So the end result for me is the Asians and the Europeans will have watched a war they did not want in which they did not participate, whose only result is further difficulties for them in order to indulge Mr. Trump's efforts to remain in office. And that will be the same kind of experience that the tariffs were. A display of American power at the cost of the rest of the world, which will become more and more determined to make a thousand adjustments, which they're already doing, to reduce their interactions with the United States, to ensure them and insulate them from further Trumpian activity. They've been burnt by the tariffs. They've been burnt by this war. They don't want to be burnt again. And that's the process we will watch unfold in the months ahead, no matter what he does tonight.

Michael Hudson: Then what's so amazing is they're not doing anything to stop it. The passivity of it all, the inability to even think about creating an alternative and to seek allies into creating some kind of institutional opposition or alternative. I don't see any European or Asian or anyone else bringing charges against Donald Trump as a war criminal for mounting an undeclared war, for bombing civilians, for bombing basic needs. I believe, he's going to bomb the oil facilities. The only way in which the United States can fight a war that it doesn't lose on the land is not to have any land invasion at all. I don't think that there's going to be an invasion of Karg Island because I think the army has said to Trump exactly what Nima's commentators have told him, that the NA troops on these islands will just be sitting ducks.
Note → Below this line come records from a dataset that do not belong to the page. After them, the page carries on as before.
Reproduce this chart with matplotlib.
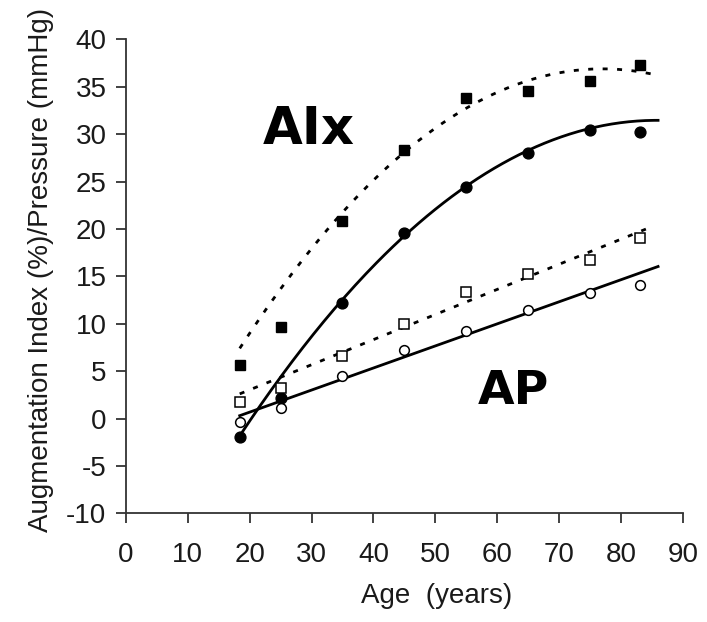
import numpy as np
import matplotlib
matplotlib.use("Agg")
import matplotlib.pyplot as plt

# ---- data ----
ages = [18.5, 25, 35, 45, 55, 65, 75, 83]
aix_squares = [5.6, 9.7, 20.8, 28.3, 33.8, 34.6, 35.6, 37.3]
aix_circles = [-2.0, 2.2, 12.2, 19.6, 24.4, 28.0, 30.5, 30.2]
ap_squares = [1.7, 3.2, 6.6, 10.0, 13.4, 15.3, 16.7, 19.1]
ap_circles = [-0.4, 1.1, 4.5, 7.2, 9.2, 11.5, 13.2, 14.1]

# regression curves drawn in the reference (polynomial coefficients, highest power first)
fit_aix_squares = [-0.00859, 1.3229, -14.03]
fit_aix_circles = [-0.007332, 1.2581, -22.5]
fit_ap_squares = [0.265, -2.276]
fit_ap_circles = [0.2329, -3.986]
fit_start = 18.4
fit_end_solid = 86
fit_end_dashed = 85

xticks = [0, 10, 20, 30, 40, 50, 60, 70, 80, 90]
yticks = [-10, -5, 0, 5, 10, 15, 20, 25, 30, 35, 40]

plt.rcParams['font.family'] = ['Liberation Sans', 'DejaVu Sans']
plt.rcParams['axes.unicode_minus'] = False

fig = plt.figure(figsize=(7.07, 6.22), dpi=100)
ax = fig.add_axes([0.178, 0.1748, 0.7878, 0.7617])

xs = np.linspace(fit_start, fit_end_solid, 200)
xd = np.linspace(fit_start, fit_end_dashed, 200)

lw = 2.0
dash = (1.8, 3.4)
ax.plot(xd, np.polyval(fit_aix_squares, xd), color='black', lw=lw, dashes=dash)
ax.plot(xs, np.polyval(fit_aix_circles, xs), color='black', lw=lw)
ax.plot(xd, np.polyval(fit_ap_squares, xd), color='black', lw=lw, dashes=dash)
ax.plot(xs, np.polyval(fit_ap_circles, xs), color='black', lw=lw)

ax.plot(ages, aix_squares, 's', color='black', ms=7.8, zorder=3)
ax.plot(ages, aix_circles, 'o', color='black', ms=7.8, zorder=3)
ax.plot(ages, ap_squares, 's', mfc='white', mec='black', mew=1.1, ms=7, zorder=3)
ax.plot(ages, ap_circles, 'o', mfc='white', mec='black', mew=1.1, ms=7, zorder=3)

ax.text(29.6, 30.4, 'AIx', fontsize=37, fontweight='bold', family='DejaVu Sans',
        ha='center', va='center')
ax.text(62.7, 2.9, 'AP', fontsize=34, fontweight='bold', family='DejaVu Sans',
        ha='center', va='center')

ax.set_xlim(0, 90)
ax.set_ylim(-10, 40)
ax.set_xticks(xticks)
ax.set_yticks(yticks)
for s in ['top', 'right']:
    ax.spines[s].set_visible(False)
for s in ['left', 'bottom']:
    ax.spines[s].set_color('#333333')
    ax.spines[s].set_linewidth(1.3)
ax.tick_params(axis='both', direction='out', length=7, width=1.3, color='#333333',
               labelsize=20, labelcolor='#1a1a1a')
ax.tick_params(axis='x', pad=14)
ax.tick_params(axis='y', pad=7)

ax.set_xlabel('Age  (years)', fontsize=20, color='#1a1a1a')
ax.xaxis.set_label_coords(0.558, -0.147)
ax.set_ylabel('Augmentation Index (%)/Pressure (mmHg)', fontsize=20, color='#1a1a1a')
ax.yaxis.set_label_coords(-0.129, 0.513)

fig.savefig('out.png', dpi=100)
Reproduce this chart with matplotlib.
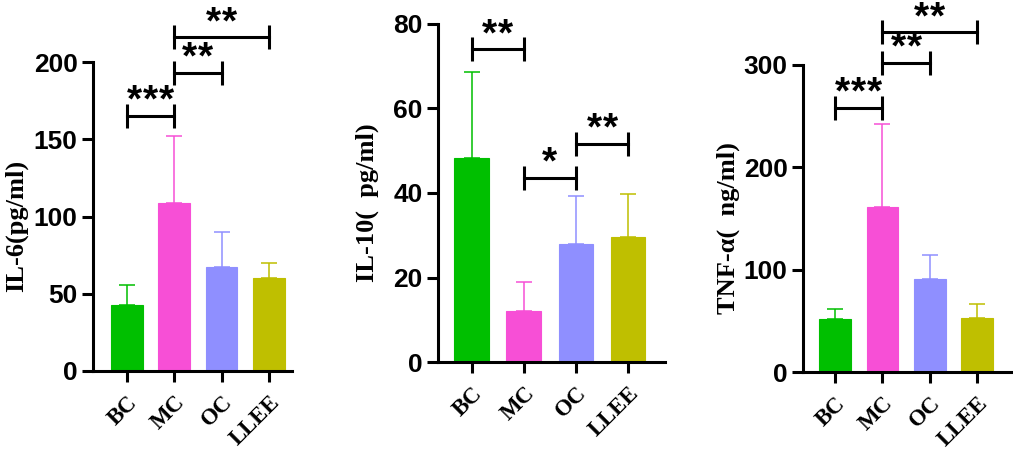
import numpy as np
import matplotlib
matplotlib.use('Agg')
import matplotlib.pyplot as plt

groups = ['BC', 'MC', 'OC', 'LLEE']
colors = ['#00BF00', '#F74FD6', '#8F8FFF', '#BFBF00']

il6_mean = [42.7, 108.7, 67.5, 60.0]
il6_sd = [13.0, 43.5, 22.5, 10.0]
il6_sig = [(0, 1, 165, '***'), (1, 2, 193, '**'), (1, 3, 216, '**')]

il10_mean = [48.3, 12.1, 28.0, 29.6]
il10_sd = [20.4, 6.9, 11.3, 10.2]
il10_sig = [(0, 1, 74, '**'), (1, 2, 43.6, '*'), (2, 3, 51.7, '**')]

tnf_mean = [51.8, 161.0, 91.0, 52.6]
tnf_sd = [9.8, 81.0, 23.0, 14.0]
tnf_sig = [(0, 1, 258, '***'), (1, 2, 302, '**'), (1, 3, 332, '**')]

W, H = 1013, 450
fig = plt.figure(figsize=(W / 100, H / 100), dpi=100)

serif = ['Liberation Serif', 'DejaVu Serif']
sans = ['Liberation Sans', 'DejaVu Sans']


def panel(box, mean, sd, sig, ymax, step, xlim, ylab, lab_xy):
    l, r, b, t = box
    ax = fig.add_axes([l / W, 1 - b / H, (r - l) / W, (b - t) / H])
    x = np.arange(len(groups))
    ax.bar(x, mean, width=0.67, color=colors, edgecolor=colors, linewidth=0.8, zorder=2)
    for xi, m, s, c in zip(x, mean, sd, colors):
        ax.errorbar(xi, m, yerr=[[0], [s]], color=c, elinewidth=1.1, capsize=5.5,
                    capthick=1.1, zorder=1)
    ax.set_ylim(0, ymax)
    ax.set_xlim(*xlim)
    ax.set_yticks(np.arange(0, ymax + 1, step))
    ax.set_xticks(x)
    ax.set_xticklabels(groups, rotation=45, ha='right', va='top', rotation_mode='anchor',
                       family=serif, fontweight='bold', fontsize=16.5)
    for lbl in ax.get_yticklabels():
        lbl.set_family(sans)
        lbl.set_fontweight('bold')
        lbl.set_fontsize(19)
    for s in ['top', 'right']:
        ax.spines[s].set_visible(False)
    for s in ['left', 'bottom']:
        ax.spines[s].set_linewidth(2.2)
    ax.tick_params(width=2.2, length=8, pad=3)
    ax.tick_params(axis='x', pad=7)
    for i, j, y, txt in sig:
        ax.plot([i, j], [y, y], color='black', lw=2.2, clip_on=False,
                marker='|', markersize=17, markeredgewidth=2.2)
        n = len(txt)
        for k in range(n):
            ax.annotate('*', ((i + j) / 2, y), xytext=((k - (n - 1) / 2) * 11.5, 3),
                        textcoords='offset points', ha='center', va='baseline',
                        fontsize=28, fontweight='bold', family=sans,
                        annotation_clip=False)
    fig.text(lab_xy[0] / W, 1 - lab_xy[1] / H, ylab, rotation=90, ha='center', va='center',
             family=serif, fontweight='bold', fontsize=19)
    return ax


panel((93, 292, 371, 62), il6_mean, il6_sd, il6_sig, 200, 50, (-0.72, 3.49),
      'IL-6(pg/ml)', (16, 226))
panel((438, 665, 362, 24), il10_mean, il10_sd, il10_sig, 80, 20, (-0.65, 3.71),
      'IL-10(  pg/ml)', (367, 203))
panel((803, 1012, 372, 65), tnf_mean, tnf_sd, tnf_sig, 300, 100, (-0.68, 3.74),
      'TNF-α(  ng/ml)', (728, 228))

fig.savefig('out.png', dpi=100)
So they're not going to invade. And Trump thinks, well, I don't have to have troops on the island to stop Iran from exporting oil. All I have to do is bomb the oil producers or somehow come in and grab the oil, which is what he really wants to do, just like he advocated grabbing the oil in Iraq. And from Iraq's point of view, Iran's point of view, I don't see how there can be any agreement at all for the same reason that there can't be an agreement between Russia and NATO over the Ukrainian war. There's a third party here. And in Iran's case, it's Israel.

Netanyahu, who has said, even if there's a deal that America makes with Iran, we're going to keep fighting. We're going to seize South Lebanon. That's going to be part of Israel. We're annexing it. And most of the people in South Israel and South Lebanon are Shiites. And we've worked with the Arab monarchies and sheikhdoms, to kill all of the Shiites. We're going to make, and the Shiites have moved into safe villages where they were free from the old Falange Lebanese government. And now Israel has been bombing them, trying to make the Shiite population in Lebanon look like Gaza, just like they're trying to do with the West Bank. This makes it impossible for Iran to think that the war will stop just because the United States isn't bombing it. Just like in Ukraine, Ukraine can say, all right, we're not going to fight Russia anymore, but now it'll be NATO that's fighting Russia. It'll be the Baltic states blocking Russian trade in the Baltic Sea. It'll be other NATO states, Britain, France, and Germany, giving missiles, maybe atomic missiles, to be shot from the Ukrainian battlefield.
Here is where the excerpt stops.